Om te kunnen mentaliseren moet u zich kunnen voorstellen wat andere mensen zouden kunnen denken of voelen, en begrijpen dat dit anders kan zijn dan wat u zelf denkt en voelt. Maar mentaliseren gaat ook over herkennen van uw eigen gedachten en gevoelens. Soms zijn we ons niet bewust van ons eigen gedrag, en reageren we als het ware ´automatisch´ op iets. Door te mentaliseren kunnen we stilstaan bij ons eigen gedrag en onderzoeken welke gedachten en gevoelens erachter schuilgaan.
Mentaliseren is onder andere belangrijk in sociaal contact met anderen, omdat het ervoor zorgt dat we op een gepaste manier reageren op de ander. Wanneer we in een gesprek met een ander door middel van mentalisatie kunnen herkennen wat de emotionele toestand van onze gesprekspartner is, passen we onze houding, gezichtsuitdrukking en toon daarop aan. Als we niet in staat zouden zijn om te mentaliseren zouden we niet herkennen dat onze gesprekspartner bijvoorbeeld verdrietig is, en maakten we de fout om lachend tegenover een verdrietig persoon te zitten.

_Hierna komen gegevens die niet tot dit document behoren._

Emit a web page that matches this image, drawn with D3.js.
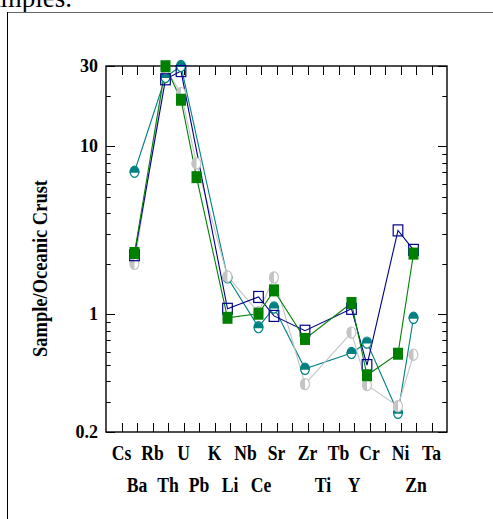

Wanneer mensen problemen hebben met mentaliseren kunnen ze er moeite mee hebben om het verschil te zien tussen hun eigen gedachten en de realiteit. Ook kan het zijn dat ze het lastig vinden om te bedenken dat er meerdere motieven achter iemands gedrag kunnen zitten. Als iemand bijvoorbeeld gaapt, betrekken ze dat op zichzelf door te denken ‘ik ben saai’. Hierbij zien zij andere motieven over het hoofd, bijvoorbeeld dat degene die gaapt slecht geslapen heeft vannacht. Vervolgens gaan ze hun eigen gedrag hier weer op aanpassen, bijvoorbeeld door zich terug te trekken omdat ze denken dat de ander hen saai vindt.

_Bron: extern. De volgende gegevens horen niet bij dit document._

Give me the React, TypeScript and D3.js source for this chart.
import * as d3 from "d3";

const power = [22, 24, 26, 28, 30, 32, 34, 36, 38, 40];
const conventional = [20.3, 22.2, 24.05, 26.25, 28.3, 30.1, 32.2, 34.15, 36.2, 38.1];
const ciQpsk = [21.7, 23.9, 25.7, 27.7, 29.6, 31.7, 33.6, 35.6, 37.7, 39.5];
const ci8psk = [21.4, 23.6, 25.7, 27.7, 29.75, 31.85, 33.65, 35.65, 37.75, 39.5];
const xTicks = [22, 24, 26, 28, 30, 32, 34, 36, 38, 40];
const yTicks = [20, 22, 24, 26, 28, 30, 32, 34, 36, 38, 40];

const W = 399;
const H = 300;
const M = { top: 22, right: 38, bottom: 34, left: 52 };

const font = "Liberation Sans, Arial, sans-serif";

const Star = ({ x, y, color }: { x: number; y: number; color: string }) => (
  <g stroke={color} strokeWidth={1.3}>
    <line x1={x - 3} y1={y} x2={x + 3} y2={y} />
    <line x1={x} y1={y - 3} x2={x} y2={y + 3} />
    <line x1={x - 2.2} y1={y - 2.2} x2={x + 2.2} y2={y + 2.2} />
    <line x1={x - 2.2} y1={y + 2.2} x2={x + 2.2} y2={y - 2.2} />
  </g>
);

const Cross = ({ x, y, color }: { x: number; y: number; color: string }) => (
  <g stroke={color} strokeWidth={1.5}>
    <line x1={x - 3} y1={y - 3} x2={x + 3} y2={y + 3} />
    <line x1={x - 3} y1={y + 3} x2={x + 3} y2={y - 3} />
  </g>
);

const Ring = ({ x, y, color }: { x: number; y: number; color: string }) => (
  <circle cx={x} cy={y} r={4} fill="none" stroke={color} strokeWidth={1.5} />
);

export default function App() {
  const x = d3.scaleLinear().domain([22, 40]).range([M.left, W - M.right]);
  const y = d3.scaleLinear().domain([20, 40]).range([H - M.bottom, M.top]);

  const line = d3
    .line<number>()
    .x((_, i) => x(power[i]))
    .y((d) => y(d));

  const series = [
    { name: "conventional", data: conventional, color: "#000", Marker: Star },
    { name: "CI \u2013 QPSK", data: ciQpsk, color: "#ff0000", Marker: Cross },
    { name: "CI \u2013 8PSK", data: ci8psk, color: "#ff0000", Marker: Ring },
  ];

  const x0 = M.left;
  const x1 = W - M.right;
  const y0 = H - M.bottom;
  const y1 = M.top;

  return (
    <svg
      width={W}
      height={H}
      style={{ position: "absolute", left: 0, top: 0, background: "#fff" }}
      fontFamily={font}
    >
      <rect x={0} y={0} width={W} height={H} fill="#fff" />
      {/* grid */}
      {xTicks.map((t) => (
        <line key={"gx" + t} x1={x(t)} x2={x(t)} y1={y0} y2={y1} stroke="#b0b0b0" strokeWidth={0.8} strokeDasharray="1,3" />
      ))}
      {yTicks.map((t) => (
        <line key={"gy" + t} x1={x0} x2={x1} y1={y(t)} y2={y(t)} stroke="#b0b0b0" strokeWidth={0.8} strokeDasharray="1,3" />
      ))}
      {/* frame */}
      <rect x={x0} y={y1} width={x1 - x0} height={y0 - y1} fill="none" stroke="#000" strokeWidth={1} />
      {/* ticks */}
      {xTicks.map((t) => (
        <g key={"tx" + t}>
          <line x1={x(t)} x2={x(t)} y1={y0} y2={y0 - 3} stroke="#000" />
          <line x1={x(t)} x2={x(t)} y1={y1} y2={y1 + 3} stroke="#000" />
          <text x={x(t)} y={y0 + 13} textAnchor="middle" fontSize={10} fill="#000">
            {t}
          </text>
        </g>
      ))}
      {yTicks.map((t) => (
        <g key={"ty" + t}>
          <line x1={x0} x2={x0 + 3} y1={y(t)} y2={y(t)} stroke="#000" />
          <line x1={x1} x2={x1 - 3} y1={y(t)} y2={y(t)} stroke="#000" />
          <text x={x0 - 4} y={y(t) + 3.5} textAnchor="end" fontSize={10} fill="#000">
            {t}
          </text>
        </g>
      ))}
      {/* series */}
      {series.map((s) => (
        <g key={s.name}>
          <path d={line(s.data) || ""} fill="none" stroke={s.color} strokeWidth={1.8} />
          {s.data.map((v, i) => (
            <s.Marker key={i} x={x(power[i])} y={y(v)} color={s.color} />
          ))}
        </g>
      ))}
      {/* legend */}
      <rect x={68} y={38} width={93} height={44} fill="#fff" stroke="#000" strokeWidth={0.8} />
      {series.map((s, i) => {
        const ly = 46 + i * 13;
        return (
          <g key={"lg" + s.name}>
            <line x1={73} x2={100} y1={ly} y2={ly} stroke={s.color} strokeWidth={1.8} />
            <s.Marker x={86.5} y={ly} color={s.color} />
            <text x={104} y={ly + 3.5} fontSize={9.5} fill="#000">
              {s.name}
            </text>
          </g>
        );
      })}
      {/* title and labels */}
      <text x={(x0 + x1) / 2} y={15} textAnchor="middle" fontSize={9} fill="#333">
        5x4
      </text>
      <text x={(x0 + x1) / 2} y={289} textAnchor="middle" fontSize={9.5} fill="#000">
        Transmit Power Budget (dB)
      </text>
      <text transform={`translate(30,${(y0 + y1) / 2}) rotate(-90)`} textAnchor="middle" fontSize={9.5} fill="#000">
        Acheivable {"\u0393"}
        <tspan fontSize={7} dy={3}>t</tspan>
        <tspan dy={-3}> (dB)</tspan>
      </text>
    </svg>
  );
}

Mentaliseren, en problemen daarmee, spelen een belangrijke rol in psychische problemen.
Bij een verslaving staat bijvoorbeeld impulsief gedrag erg op de voorgrond. Wanneer men door een beperkt vermogen tot mentaliseren niet in staat is om zijn/haar eigen gevoelens, gedachten en verlangens te herkennen, is het ook heel lastig om impulsen te onderdrukken. Herkent een persoon die lijdt aan een verslaving niet dat hij/zij al dagen stress en trek in het middel heeft, dan zal het lastiger zijn om op tijd in te grijpen en middelengebruik te voorkomen.

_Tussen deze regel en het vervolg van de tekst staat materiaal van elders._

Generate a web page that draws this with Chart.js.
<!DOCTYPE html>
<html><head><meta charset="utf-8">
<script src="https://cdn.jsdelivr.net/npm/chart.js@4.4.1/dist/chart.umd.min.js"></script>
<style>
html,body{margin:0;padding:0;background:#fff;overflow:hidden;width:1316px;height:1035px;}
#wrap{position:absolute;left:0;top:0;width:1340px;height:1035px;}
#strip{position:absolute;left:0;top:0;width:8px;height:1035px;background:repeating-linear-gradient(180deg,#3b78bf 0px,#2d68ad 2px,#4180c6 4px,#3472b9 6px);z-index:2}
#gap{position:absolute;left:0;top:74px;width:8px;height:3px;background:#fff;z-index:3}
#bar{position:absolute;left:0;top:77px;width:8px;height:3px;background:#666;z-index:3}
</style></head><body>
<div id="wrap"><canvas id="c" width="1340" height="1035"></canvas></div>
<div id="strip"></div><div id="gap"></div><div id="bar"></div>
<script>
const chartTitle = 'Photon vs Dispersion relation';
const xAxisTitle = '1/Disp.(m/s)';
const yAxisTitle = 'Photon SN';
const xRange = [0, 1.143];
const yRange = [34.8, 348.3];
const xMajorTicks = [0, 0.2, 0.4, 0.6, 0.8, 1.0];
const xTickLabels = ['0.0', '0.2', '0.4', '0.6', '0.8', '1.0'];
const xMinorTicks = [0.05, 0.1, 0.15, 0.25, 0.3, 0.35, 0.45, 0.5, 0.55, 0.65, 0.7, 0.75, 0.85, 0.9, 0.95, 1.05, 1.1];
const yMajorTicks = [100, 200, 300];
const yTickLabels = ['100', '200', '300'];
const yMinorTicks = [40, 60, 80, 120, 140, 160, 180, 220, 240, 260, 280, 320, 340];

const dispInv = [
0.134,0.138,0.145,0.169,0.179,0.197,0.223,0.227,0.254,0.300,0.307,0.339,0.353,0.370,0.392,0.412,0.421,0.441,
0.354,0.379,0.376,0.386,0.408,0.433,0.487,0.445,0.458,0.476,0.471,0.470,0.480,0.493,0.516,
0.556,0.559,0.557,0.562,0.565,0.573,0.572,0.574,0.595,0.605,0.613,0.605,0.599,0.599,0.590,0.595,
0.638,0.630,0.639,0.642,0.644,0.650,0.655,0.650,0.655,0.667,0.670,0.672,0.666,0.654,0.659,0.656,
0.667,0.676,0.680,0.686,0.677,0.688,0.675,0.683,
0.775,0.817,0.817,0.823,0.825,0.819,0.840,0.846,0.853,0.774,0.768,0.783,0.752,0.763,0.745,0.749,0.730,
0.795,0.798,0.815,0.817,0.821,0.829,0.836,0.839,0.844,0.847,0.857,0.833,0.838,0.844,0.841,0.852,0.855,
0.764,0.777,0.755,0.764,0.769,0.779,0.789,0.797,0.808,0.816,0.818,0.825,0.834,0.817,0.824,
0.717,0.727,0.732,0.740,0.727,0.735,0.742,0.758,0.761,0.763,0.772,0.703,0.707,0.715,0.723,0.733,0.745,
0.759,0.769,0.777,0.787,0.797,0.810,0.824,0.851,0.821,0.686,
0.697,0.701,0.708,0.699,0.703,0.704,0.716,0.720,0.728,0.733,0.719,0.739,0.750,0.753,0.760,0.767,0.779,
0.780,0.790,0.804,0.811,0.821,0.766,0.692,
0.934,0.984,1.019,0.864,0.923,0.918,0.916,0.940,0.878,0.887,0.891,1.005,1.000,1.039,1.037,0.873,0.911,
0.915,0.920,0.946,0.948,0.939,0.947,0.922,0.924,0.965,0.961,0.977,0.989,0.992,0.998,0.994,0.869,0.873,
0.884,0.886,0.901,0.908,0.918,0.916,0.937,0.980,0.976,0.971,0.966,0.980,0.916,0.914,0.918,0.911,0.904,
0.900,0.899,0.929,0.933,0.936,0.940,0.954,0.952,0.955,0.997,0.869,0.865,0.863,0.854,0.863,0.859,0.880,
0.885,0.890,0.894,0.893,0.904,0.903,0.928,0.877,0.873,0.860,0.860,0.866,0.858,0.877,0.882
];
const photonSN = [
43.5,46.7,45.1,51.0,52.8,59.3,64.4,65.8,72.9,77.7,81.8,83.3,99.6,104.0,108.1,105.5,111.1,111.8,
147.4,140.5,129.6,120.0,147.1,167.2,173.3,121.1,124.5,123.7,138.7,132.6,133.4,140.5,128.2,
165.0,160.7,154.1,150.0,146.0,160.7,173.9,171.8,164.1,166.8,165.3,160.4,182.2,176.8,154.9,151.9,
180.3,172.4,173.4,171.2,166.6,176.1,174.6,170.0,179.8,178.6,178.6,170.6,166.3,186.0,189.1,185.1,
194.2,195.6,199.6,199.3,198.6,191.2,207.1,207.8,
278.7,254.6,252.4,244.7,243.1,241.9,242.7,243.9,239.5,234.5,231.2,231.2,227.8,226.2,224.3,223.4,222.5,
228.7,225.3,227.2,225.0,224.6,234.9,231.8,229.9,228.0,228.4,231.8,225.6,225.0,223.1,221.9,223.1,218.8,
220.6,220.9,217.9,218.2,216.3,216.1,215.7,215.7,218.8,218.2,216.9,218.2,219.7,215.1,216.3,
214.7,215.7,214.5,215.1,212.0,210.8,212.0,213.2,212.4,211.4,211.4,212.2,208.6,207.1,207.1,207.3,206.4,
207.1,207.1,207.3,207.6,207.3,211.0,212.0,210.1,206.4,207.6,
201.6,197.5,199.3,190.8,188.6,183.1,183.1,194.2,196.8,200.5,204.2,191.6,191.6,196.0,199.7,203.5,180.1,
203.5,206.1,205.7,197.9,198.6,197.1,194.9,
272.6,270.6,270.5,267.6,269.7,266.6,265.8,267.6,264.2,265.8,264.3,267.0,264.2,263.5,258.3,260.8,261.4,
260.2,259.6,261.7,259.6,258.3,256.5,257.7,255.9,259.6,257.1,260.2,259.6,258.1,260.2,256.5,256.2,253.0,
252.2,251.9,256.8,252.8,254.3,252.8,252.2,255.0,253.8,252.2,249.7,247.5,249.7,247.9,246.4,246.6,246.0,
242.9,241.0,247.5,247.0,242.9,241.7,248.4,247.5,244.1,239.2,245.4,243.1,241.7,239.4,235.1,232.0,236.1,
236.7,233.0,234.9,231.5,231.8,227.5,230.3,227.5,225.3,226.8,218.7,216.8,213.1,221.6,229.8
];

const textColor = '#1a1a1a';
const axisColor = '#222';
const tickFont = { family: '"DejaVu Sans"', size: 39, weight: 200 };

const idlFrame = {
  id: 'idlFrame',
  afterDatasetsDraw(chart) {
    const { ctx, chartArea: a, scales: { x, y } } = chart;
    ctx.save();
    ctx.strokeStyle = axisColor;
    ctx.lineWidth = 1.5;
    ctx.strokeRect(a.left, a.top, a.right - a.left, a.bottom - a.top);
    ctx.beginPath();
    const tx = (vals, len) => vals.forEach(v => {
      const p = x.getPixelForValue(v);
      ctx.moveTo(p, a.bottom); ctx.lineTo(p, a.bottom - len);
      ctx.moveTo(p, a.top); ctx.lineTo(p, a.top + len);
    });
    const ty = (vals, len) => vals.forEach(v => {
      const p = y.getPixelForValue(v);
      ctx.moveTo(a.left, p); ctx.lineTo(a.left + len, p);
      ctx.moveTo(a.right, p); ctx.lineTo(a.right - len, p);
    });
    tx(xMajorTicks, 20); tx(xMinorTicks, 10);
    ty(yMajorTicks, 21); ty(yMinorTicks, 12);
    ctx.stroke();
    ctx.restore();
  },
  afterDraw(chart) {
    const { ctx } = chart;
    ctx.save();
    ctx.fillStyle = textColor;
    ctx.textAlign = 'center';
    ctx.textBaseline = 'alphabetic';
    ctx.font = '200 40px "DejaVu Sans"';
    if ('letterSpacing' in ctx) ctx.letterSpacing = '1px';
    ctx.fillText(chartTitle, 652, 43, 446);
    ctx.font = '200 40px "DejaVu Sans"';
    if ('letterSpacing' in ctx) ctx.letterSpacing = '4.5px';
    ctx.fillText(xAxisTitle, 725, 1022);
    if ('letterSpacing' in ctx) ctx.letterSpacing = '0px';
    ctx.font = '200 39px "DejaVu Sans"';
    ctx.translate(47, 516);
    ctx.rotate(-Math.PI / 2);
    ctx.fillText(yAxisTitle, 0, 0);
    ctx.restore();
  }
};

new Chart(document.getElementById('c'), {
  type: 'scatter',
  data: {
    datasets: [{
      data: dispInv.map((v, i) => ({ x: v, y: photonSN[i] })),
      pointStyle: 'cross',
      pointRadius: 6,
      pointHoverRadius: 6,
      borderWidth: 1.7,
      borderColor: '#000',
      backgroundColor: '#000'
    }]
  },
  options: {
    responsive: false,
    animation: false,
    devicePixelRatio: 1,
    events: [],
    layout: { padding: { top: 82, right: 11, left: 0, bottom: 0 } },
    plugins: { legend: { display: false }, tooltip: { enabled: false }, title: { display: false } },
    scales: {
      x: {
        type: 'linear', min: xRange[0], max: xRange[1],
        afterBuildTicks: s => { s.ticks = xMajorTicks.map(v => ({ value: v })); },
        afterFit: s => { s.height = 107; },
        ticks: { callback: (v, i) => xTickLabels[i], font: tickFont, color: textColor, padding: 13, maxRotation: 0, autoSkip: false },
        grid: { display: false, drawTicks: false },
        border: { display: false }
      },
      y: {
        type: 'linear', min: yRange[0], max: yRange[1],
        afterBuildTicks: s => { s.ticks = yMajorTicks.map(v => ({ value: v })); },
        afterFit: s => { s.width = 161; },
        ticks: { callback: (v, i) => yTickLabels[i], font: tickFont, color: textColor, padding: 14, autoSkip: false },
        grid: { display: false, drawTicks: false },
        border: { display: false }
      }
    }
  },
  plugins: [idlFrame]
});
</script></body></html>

Mentaliseren kan ook behulpzaam zijn bij onverklaarde lichamelijke klachten. Een cliënt blijft bijvoorbeeld vragen om medicijnen tegen vermoeidheid, waarbij hij/zij dus alleen bezig is met het lichamelijke effect hiervan, en niet mentaliserend stilstaat bij wat er innerlijk met hem/haar gebeurt wat de vermoeidheid veroorzaakt of verergert.
Door mentaliseren leren we dat onze eigen gedachten niet gelijk staan aan de werkelijkheid. Iemand die lijdt aan een depressie heeft veelal last van een lage zelfwaardering. Door mentaliseren te bevorderen kan men inzien dat deze negatieve gedachten over zichzelf slechts ideeën zijn, en niet gelijk staan aan de werkelijkheid.
Mensen met een persoonlijkheidsstoornis zijn ook vaak in beperkte mate in staat tot mentaliseren.
Mentaliseren is een vaardigheid die grotendeels aangeboren is. Het is dus bij iedereen aanwezig, maar bij sommige mensen is het nog onvoldoende ontwikkeld. Bij deze mensen kan een ‘mentalization-based treatment’ helpen, gericht op het leren mentaliseren. De coach/therapeut moedigt de cliënt in zo’n behandeling aan om constant bewust stil te staan bij zijn/haar eigen ervaring, gedachten en gevoel die een verklaring kunnen zijn voor wat de cliënt zegt of doet. Daarnaast wordt er door de cliënt nagedacht over ervaringen, gedachten en gevoelens die een ander zou kunnen hebben en wat deze zeggen over het gedrag van de ander. In een groepstraject worden de cliënten gevraagd om deze ervaringen, gedachten en gevoelens met elkaar uit te wisselen om zo te leren hoe deze van elkaar kunnen verschillen. Er worden steeds meer oefeningen ontwikkeld die helpen om stil te staan bij gevoelens van onszelf en anderen.
Geschreven door Emmy van der Peet, psycholoog.